Shortly after graduation, major in geology, she began working at the Earth Island Institute, a U.S.-based NGO that monitors the tuna industry for dolphin safety.
Unusual choice of work
“It is unheard of for local geologists to work for environmental companies. Geology graduates usually ended up in mining companies or industries that extracted resources,” says Concepcion. She signed up as a researcher for E.I.I. after working briefly at the Legal Rights and Natural Resources Center, which dealt with the legal aspect of environmental issues.
After more than a decade with the NGO and intensive research on animal cruelty, she became “an animal rights activist.”
Different views
Concepcion explains that there are three schools of thought in the campaign against animal maltreatment.
Animal welfare advocates are against the cruel treatment of animals but can eat meat and consume animal by-products. They believe that “If people should kill animals for food or any important need, they should do so humanely,” she says.
For their part, animal rights activists do not eat meat or use animal products. She says that E.I.I., People for the Ethical Treatment of Animals (Peta), and the Palawan Animal Welfare Association Inc. belong to this category.
The most radical, she says, are the animal liberationists. “Liberationists do what others (consider) criminal activities – breaking into laboratories and setting free animals used for experiments, for example,” she said.
“Blurred concepts”
Concepcion notes that while the three schools of thought are well-defined in the United States, they are still “blurred concepts” in the Philippines.
“Animal rights advocacy in the country is not as strong as in the United States and Europe. We are still a long way off,” she said.

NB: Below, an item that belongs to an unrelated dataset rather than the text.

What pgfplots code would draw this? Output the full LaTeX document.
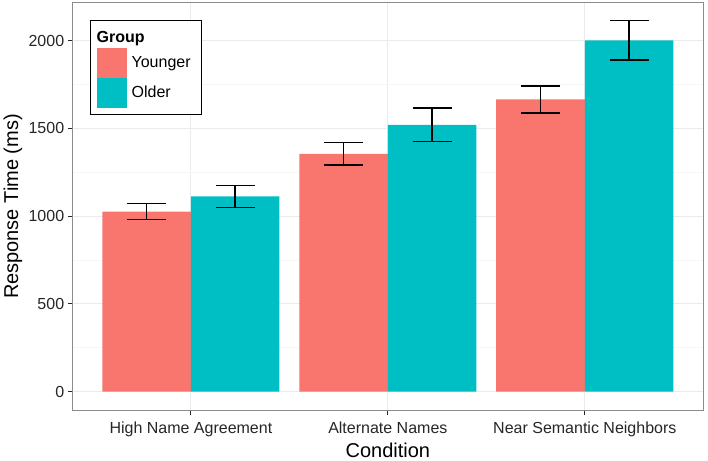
\documentclass[border=0pt]{standalone}
\usepackage{pgfplots}
\pgfplotsset{compat=1.18}
\usepackage{fontspec}
\setmainfont{Liberation Sans}
\definecolor{young}{HTML}{F8766D}
\definecolor{old}{HTML}{00BFC4}
\definecolor{gridmajor}{HTML}{EBEBEB}
\definecolor{gridminor}{HTML}{F6F6F6}
\definecolor{border}{HTML}{8C8C8C}

\pgfdeclareplotmark{cap}{%
  \pgfsetlinewidth{1.6pt}%
  \pgfsetstrokecolor{black}%
  \pgfpathmoveto{\pgfqpoint{-19.5pt}{0pt}}%
  \pgfpathlineto{\pgfqpoint{19.5pt}{0pt}}%
  \pgfusepathqstroke}

\pgfplotstableread{
x y e
1 1026 45
2 1355 65
3 1665 76
}\younger
\pgfplotstableread{
x y e
1 1112 63
2 1520 95
3 2002 113
}\older

\begin{document}
\begin{tikzpicture}
\useasboundingbox (-72.7pt,-50pt) rectangle (635.3pt,410pt);
\begin{axis}[
  at={(0pt,0pt)}, anchor=south west, scale only axis,
  width=630.3pt, height=407pt,
  xmin=0.4, xmax=3.6, ymin=-105, ymax=2215,
  ybar=0pt, bar width=88.6pt,
  xtick={1,2,3},
  xticklabels={High Name Agreement, Alternate Names, Near Semantic Neighbors},
  ytick={0,500,1000,1500,2000},
  minor ytick={250,750,1250,1750},
  grid=both,
  major grid style={draw=gridmajor, line width=1pt},
  minor grid style={draw=gridminor, line width=0.8pt},
  axis line style={draw=border, line width=1pt},
  tick align=outside, tick pos=left,
  major tick length=5pt, minor tick length=0pt,
  every tick/.style={black!85, line width=0.9pt},
  /pgf/number format/assume math mode=true,
  /pgf/number format/1000 sep={},
  ticklabel style={font=\fontsize{16}{19}\selectfont, text=black!85},
  xticklabel style={yshift=-3pt},
  xlabel={Condition}, ylabel={Response Time (ms)},
  xlabel style={font=\fontsize{20}{24}\selectfont, at={(axis description cs:0.5,-0.098)}, anchor=center},
  ylabel style={font=\fontsize{20}{24}\selectfont, at={(axis description cs:-0.0947,0.5)}, anchor=center},
  legend cell align=left,
  legend image code/.code={\fill[#1, draw=none] (0pt,-15pt) rectangle (30pt,15pt);},
  legend style={at={(rel axis cs:0.0275,0.958)}, anchor=north west,
    draw=black, line width=1.2pt, fill=white,
    inner xsep=6pt, inner ysep=7pt, row sep=0pt, column sep=0pt,
    font=\fontsize{16}{19}\selectfont,
    nodes={inner xsep=5pt, inner ysep=0pt}},
  error bars/error bar style={black, line width=1.6pt},
  error bars/error mark=cap,
]
\addlegendimage{legend image code/.code={\path[draw=none, fill=none] (0pt,-10pt) rectangle (0pt,10pt);}}
\addlegendentry{\hspace*{-35pt}\textbf{Group}}
\addplot[fill=young, draw=none,
  error bars/.cd, y dir=both, y explicit]
  table[x=x, y=y, y error=e] {\younger};
\addlegendentry{Younger}
\addplot[fill=old, draw=none,
  error bars/.cd, y dir=both, y explicit]
  table[x=x, y=y, y error=e] {\older};
\addlegendentry{Older}
\end{axis}
\end{tikzpicture}
\end{document}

She herself gradually became an advocate for animals, especially marine mammals like dolphins when she began working for the institute. One of her proudest achievements was preventing a traveling dolphin show from performing in Pasay City a few years back.
“We told people that dolphins got seriously stressed out when confined in small containers while being transported from one place to the next,” she said. She felt vindicated when many customers began returning their tickets after hearing about the dolphins’ plight.
Concepcion is also strongly opposed to marine parks which feature performing sea creatures. “Dolphins—characterized by their beak-like snouts, teeth and dorsal fins—are often used as show animals because of their intelligence,” she explained.
But they have never been domesticated in their evolutionary history and, used to swimming miles in the ocean, feel confined in tanks, she said. A gauge of these creatures’ intelligence is that they “get depressed when they cannot use their echolocation abilities, which enable them to determine the shape, density, distance and location of objects by the way they bounce off sonar waves.” This is why they bang their heads on hard surfaces and, in extreme cases, commit suicide by holding their breath.
Concepcion said their fight against animal rights violators like marine parks “becomes frustrating whenever the government and other responsible agencies ignore (our) advocacies. This is apart from the ridicule I get even from my friends and family who tease me about my serious dedication to animals,” she adds.
She often has to explain her lifestyle to those interested enough to listen to her. “People ask why I am a vegetarian, for example, and I have to explain the reason why without being preachy.” Concepcion adds that despite the obvious disadvantages, people’s growing respect for their cause has been more than enough reward.
“Who knows, maybe 50 years from now, a strict consideration of animal rights would not be what many consider a silly idea anymore,” Trixie Concepcion says with a smile.